It’s the year 2020 and somehow I’ve amassed 15 years in the semiconductor industry and reached the level of Senior Member of Technical Staff. I could have done better (or much worse…) but I don’t want to get into comparing myself to my peers or playing what if scenarios. Senior Member of Technical Staff is mostly just a title though there is some correlation with the amount of responsibility or impact one should have. The technical ladder varies from company to company but generally goes something like the following:
- Engineer 1
- Engineer 2
- Senior Engineer
- Member of Technical Staff
- Senior Member of Technical Staff
- Principle Engineer
I am, with no bullshit or pulled punches, completely satisfied with my career progression. I’d say that as one’s career progresses up the ladder three things increase linearly. They are as follows:
- the problems you need to solve become more difficult and impactful
- other people’s trust in your ability to deliver increases
- you gain increased autonomy in how to approach and solve problems as well as more freedom to choose what to work on
My career path has been anything but direct as I’ve jumped around companies as well as functional roles. Looking backward, the past fifteen years looks as follows…
- CPU post-silicon validation engineer (6 years)
- sabbatical (seven months off and travel to S. Korea)
- mastered out of PHD in ECE focusing on analog electronics (PLLs, DLLs, Clock Data Recovery; 2 years)
- sabbatical (five months traveling around the US)
- On-chip/off-chip Signal Integrity Engineer (1 year)
- CPU Architecture Emulation Engineer (2 years)
- sabbatical ( 11 months traveling around the world)
- CPU/GPU Power Architect (2 years)
I never actually listed this up in this fashion and looking at this as a whole you can deduce a few things; I am incredibly indecisive OR I am an engineering generalist. The latter, of course, is how I sell myself on Linkedin and on my resume to some success.
Sitting in front of this hodgepodge collection of disparate roles I call a career, I will try to make sense of what was learned along the way.
Changing roles and changing roles often was beneficial to my career. It’s normal in this industry to get hard stuck in a particular role and spend an entire career focusing on one thing. There is nothing wrong with this. Being a specialist is incredibly useful and specialists are invaluable in solving some of the toughest problems. But the chances of coming out of school and falling into a role that you will absolutely love is very slim. Or sometimes, a move is just necessary to refresh the mind and avoid burnout. In any case, I found that I am naturally inclined to be a generalist and the ADHD of my track record shows it.
I want to add that the opposite of the specialist is the generalist and generalists are instrumental in solving problems that bridge many different disciplines. I find that my role as a generalist is perfectly suited for me because it keeps things new and exciting.
Changing roles gave me perspective on working culture. You don’t know the sweet unless you’ve tasted the sour. There is some adage like that and I extend my apologies for butchering it.
I didn’t realize how stifling and un-innovative a particular group was until I left for greener pastures.
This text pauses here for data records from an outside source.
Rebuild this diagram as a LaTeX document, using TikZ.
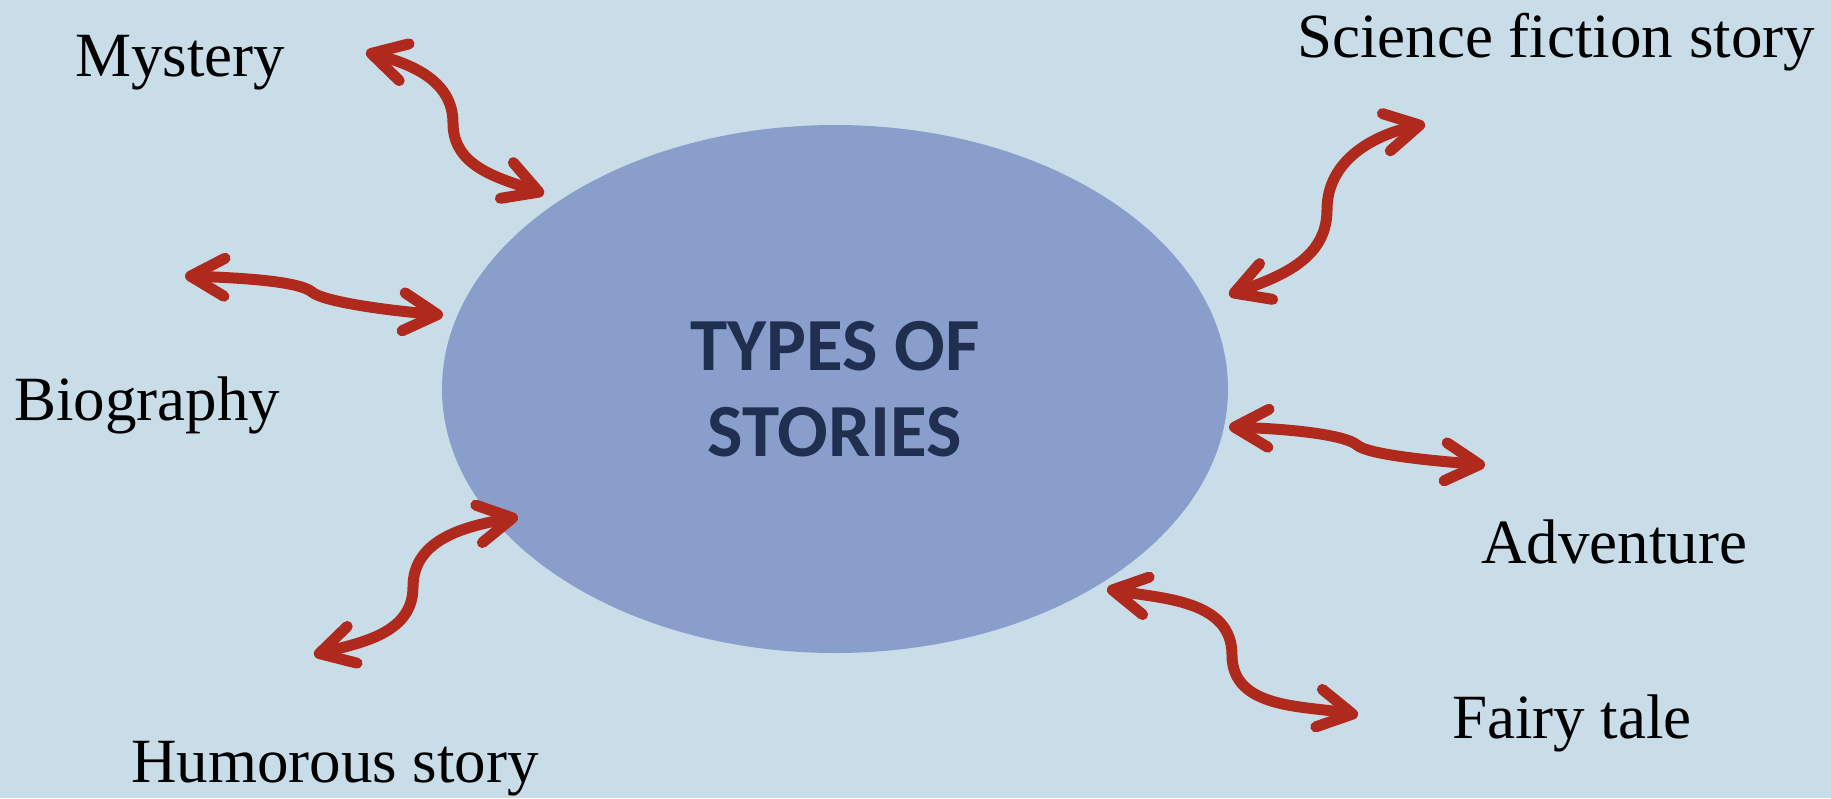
\documentclass[tikz,border=0pt]{standalone}
\usepackage{fontspec}
\setmainfont{Liberation Serif}
\newfontfamily\hubfont{Carlito}
\usetikzlibrary{shapes.geometric,arrows.meta}
\definecolor{bgblue}{RGB}{201,221,233}
\definecolor{hubblue}{RGB}{138,158,203}
\definecolor{hubtext}{RGB}{32,46,80}
\definecolor{linkred}{RGB}{175,41,29}
\begin{document}
\begin{tikzpicture}[x=0.5pt,y=-0.5pt,
    hub/.style={ellipse,fill=hubblue,minimum width=393pt,minimum height=264pt,
                inner sep=0pt,align=center,text=hubtext,
                font=\hubfont\bfseries\fontsize{37.5}{43}\selectfont},
    storytype/.style={anchor=base,font=\fontsize{31.5}{36}\selectfont},
    link/.style={draw=linkred,line width=5.5pt,
                 {Straight Barb[length=17pt,width=19pt,round]}-{Straight Barb[length=17pt,width=19pt,round]}}
  ]
  \path[use as bounding box,fill=bgblue] (0,0) rectangle (1831,798);

  \node[hub] (hub) at (835,389) {TYPES OF\\STORIES};

  \node[storytype] (mystery)   at (180,76)  {Mystery};
  \node[storytype] (scifi)     at (1556,57) {Science fiction story};
  \node[storytype] (biography) at (147,420) {Biography};
  \node[storytype] (adventure) at (1614,563) {Adventure};
  \node[storytype] (fairy)     at (1572,738) {Fairy tale};
  \node[storytype] (humorous)  at (335,782) {Humorous story};

  % ends and turning points of the arrows
  \coordinate (my-a) at (366,52);   \coordinate (my-m) at (453,123);  \coordinate (my-b) at (544,194);
  \coordinate (sf-b) at (1229,295); \coordinate (sf-m) at (1327,210); \coordinate (sf-a) at (1425,124);
  \coordinate (bi-a) at (185,276);  \coordinate (bi-m) at (312,292);  \coordinate (bi-b) at (443,315);
  \coordinate (ad-a) at (1229,427); \coordinate (ad-m) at (1357,445); \coordinate (ad-b) at (1485,465);
  \coordinate (hu-b) at (314,655);  \coordinate (hu-m) at (413,587);  \coordinate (hu-a) at (518,517);
  \coordinate (fa-a) at (1107,589); \coordinate (fa-m) at (1232,655); \coordinate (fa-b) at (1358,715);

  \path[link] (my-a) to[out=-15,in=90] (my-m) to[out=-90,in=160] (my-b);
  \path[link] (sf-b) to[out=20,in=-90] (sf-m) to[out=90,in=192] (sf-a);
  \path[link] (bi-a) .. controls +(64,2) and +(-12,-10) .. (bi-m)
                     .. controls +(10,9) and +(-62,-5) .. (bi-b);
  \path[link] (ad-a) .. controls +(64,2) and +(-12,-10) .. (ad-m)
                     .. controls +(10,9) and +(-62,-5) .. (ad-b);
  \path[link] (hu-b) to[out=15,in=-90] (hu-m) to[out=90,in=190] (hu-a);
  \path[link] (fa-a) to[out=-10,in=90] (fa-m) to[out=-90,in=170] (fa-b);
\end{tikzpicture}
\end{document}
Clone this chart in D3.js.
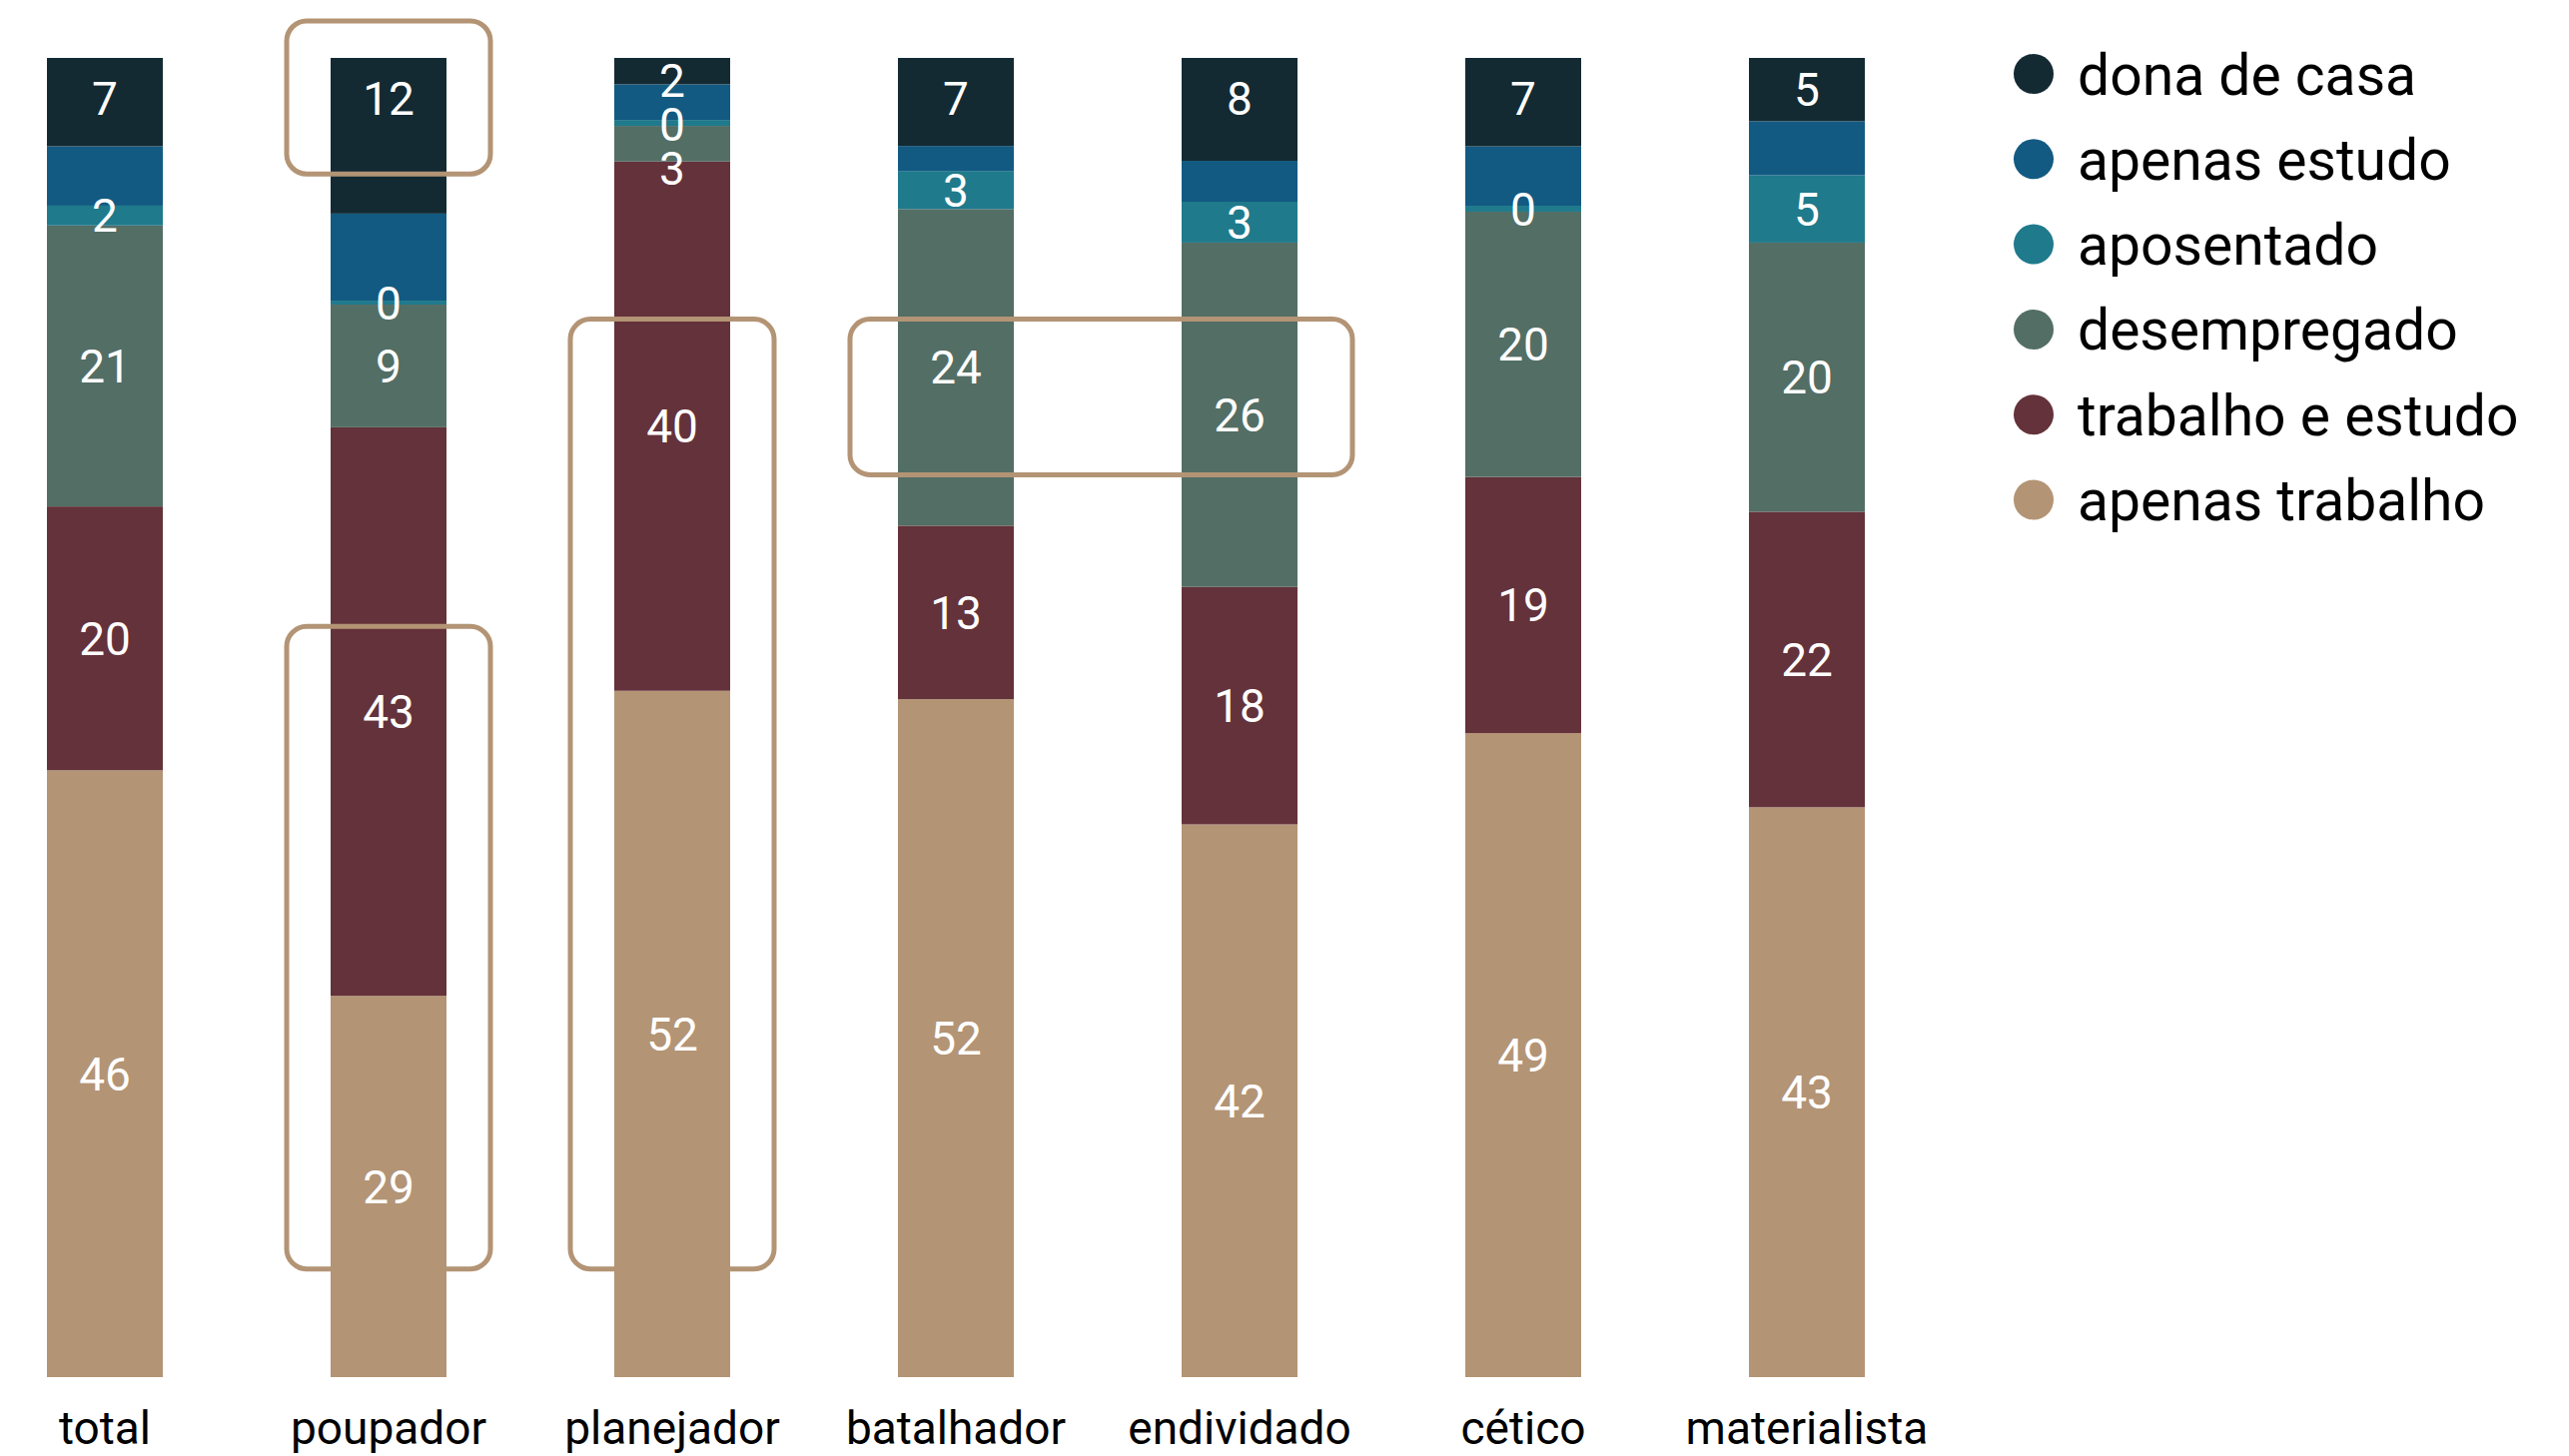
<!DOCTYPE html>
<html lang="pt">
<head>
<meta charset="utf-8">
<script src="https://cdn.jsdelivr.net/npm/d3@7/dist/d3.min.js"></script>
<style>
  html, body { margin: 0; padding: 0; background: #ffffff; }
  svg { display: block; }
  text { font-family: Roboto, "Noto Sans", sans-serif; }
</style>
</head>
<body>
<svg id="chart" width="2572" height="1458"></svg>
<script>
// Perfis financeiros e situação ocupacional (% de cada perfil)
const categories = ["total", "poupador", "planejador", "batalhador", "endividado", "cético", "materialista"];

// Séries, na ordem da legenda (de cima para baixo na pilha)
const seriesNames = ["dona de casa", "apenas estudo", "aposentado", "desempregado", "trabalho e estudo", "apenas trabalho"];
const seriesColors = ["#132a33", "#125a82", "#1f7a8c", "#536e65", "#64323a", "#b39475"];

const donaDeCasa      = [6.7, 11.8, 2.0, 6.7, 7.8, 6.7, 4.8];
const apenasEstudo    = [4.5, 6.6, 2.7, 1.9, 3.1, 4.5, 4.1];
const aposentado      = [1.5, 0.3, 0.45, 2.9, 3.1, 0.45, 5.1];
const desempregado    = [21.3, 9.3, 2.7, 24.1, 26.1, 20.1, 20.4];
const trabalhoEEstudo = [20.0, 43.1, 40.1, 13.2, 18.0, 19.4, 22.4];
const apenasTrabalho  = [46.0, 28.9, 52.0, 51.6, 41.9, 48.8, 43.2];

// "apenas estudo" não recebe rótulo de valor
const unlabeledSeries = ["apenas estudo"];

// Destaques: retângulos arredondados ao redor de trechos das barras
const highlights = [
  { from: "poupador",   to: "poupador",   top: 1.028, bottom: 0.912 },
  { from: "poupador",   to: "poupador",   top: 0.569, bottom: 0.082 },
  { from: "planejador", to: "planejador", top: 0.802, bottom: 0.082 },
  { from: "batalhador", to: "endividado", top: 0.802, bottom: 0.684, padLeft: 48, padRight: 55 }
];

const seriesValues = [donaDeCasa, apenasEstudo, aposentado, desempregado, trabalhoEEstudo, apenasTrabalho];
const rows = categories.map((c, i) => {
  const row = { category: c };
  seriesNames.forEach((s, j) => { row[s] = seriesValues[j][i]; });
  return row;
});

const svg = d3.select("#chart");

const x = d3.scaleBand()
  .domain(categories)
  .range([-37, 1951])
  .paddingInner(0.5915)
  .paddingOuter(0.5915 / 2);

const y = d3.scaleLinear().domain([0, 1]).range([1379, 58]);

const color = d3.scaleOrdinal().domain(seriesNames).range(seriesColors);

// Empilha de baixo (apenas trabalho) para cima (dona de casa)
const stack = d3.stack()
  .keys(seriesNames.slice().reverse())
  .offset(d3.stackOffsetExpand);
const layers = stack(rows);

const bars = svg.append("g").attr("class", "bars");
bars.selectAll("g.layer")
  .data(layers)
  .join("g")
  .attr("class", "layer")
  .attr("fill", d => color(d.key))
  .selectAll("rect")
  .data(d => d)
  .join("rect")
  .attr("x", d => x(d.data.category))
  .attr("width", x.bandwidth())
  .attr("y", d => y(d[1]))
  .attr("height", d => y(d[0]) - y(d[1]));

// Rótulos de valor: centro do segmento, com ajuste para não se sobreporem
const labelSize = 46;
const minGap = 44;
const labelGroup = svg.append("g").attr("class", "value-labels");
categories.forEach((cat, i) => {
  const items = [];
  seriesNames.forEach((name, j) => {
    if (unlabeledSeries.includes(name)) return;
    const layer = layers.find(l => l.key === name);
    const seg = layer[i];
    const yTop = y(seg[1]), yBot = y(seg[0]);
    let cy = (yTop + yBot) / 2;
    if (j === 0) cy = Math.min(cy, yTop + 40);
    items.push({ name, value: seriesValues[j][i], cy });
  });
  items.sort((a, b) => a.cy - b.cy);
  let prev = y(1) + 22;
  items.forEach((it, k) => {
    const minY = k === 0 ? prev : prev + minGap;
    if (it.cy < minY) it.cy = minY;
    prev = it.cy;
  });
  labelGroup.selectAll(null)
    .data(items)
    .join("text")
    .attr("x", x(cat) + x.bandwidth() / 2)
    .attr("y", d => d.cy)
    .attr("dy", "0.36em")
    .attr("text-anchor", "middle")
    .attr("fill", "#ffffff")
    .attr("font-size", labelSize)
    .text(d => d3.format(".0f")(Math.round(d.value)));
});

// Eixo das categorias (sem linha nem marcas)
const xAxis = svg.append("g")
  .attr("class", "x-axis")
  .attr("transform", `translate(0, ${y(0)})`)
  .call(d3.axisBottom(x).tickSize(0).tickPadding(67));
xAxis.select(".domain").remove();
xAxis.selectAll("text")
  .attr("font-size", 46)
  .attr("fill", "#000000")
  .attr("dy", 0)
  .style("font-family", "Roboto, 'Noto Sans', sans-serif");

// Destaques
svg.append("g")
  .attr("class", "highlights")
  .selectAll("rect")
  .data(highlights)
  .join("rect")
  .attr("x", d => x(d.from) - (d.padLeft ?? 44))
  .attr("width", d => x(d.to) + x.bandwidth() + (d.padRight ?? 44) - (x(d.from) - (d.padLeft ?? 44)))
  .attr("y", d => y(d.top))
  .attr("height", d => y(d.bottom) - y(d.top))
  .attr("rx", 20)
  .attr("ry", 20)
  .attr("fill", "none")
  .attr("stroke", "#b39475")
  .attr("stroke-width", 5);

// Legenda
const legend = svg.append("g")
  .attr("class", "legend")
  .attr("transform", "translate(2036, 74)");
const legendItems = legend.selectAll("g")
  .data(seriesNames)
  .join("g")
  .attr("transform", (d, i) => `translate(0, ${i * 85.3})`);
legendItems.append("circle")
  .attr("r", 20)
  .attr("fill", d => color(d));
legendItems.append("text")
  .attr("x", 44)
  .attr("dy", "0.36em")
  .attr("font-size", 57)
  .attr("fill", "#000000")
  .text(d => d);
</script>
</body>
</html>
I want to add that I didn’t arrive at this conclusion moving from one company to another. It was actually an internal transfer. I haven’t done a complete tour of the big players in the semiconductor industry but I’ve got a decent sample size. It’s big enough that I can easily discern a shitty situation from a constructive one.
Taking significant time off did not negatively impact my career. I know, it’s hard to say exactly what would have happened had I just worked serially without taking any breaks but based on my peers that I started at the same time I did, I did just fine. I actually advanced a bit faster than normal but nothing too crazy. When I left my first role to go travel I thought I was pissing my good fortune into the wind. I was so bored and burned out that it pushed me over the edge and I got over whatever fear that I had. Looking back, these periods of time off don’t even register as a speed bump in my overall career journey.
My career hasn’t come to a conclusion yet and it’s still very much a work in progress. I’m still thinking of how my past experiences can help my present day self and If I think of any points I’ll try to articulate it on here.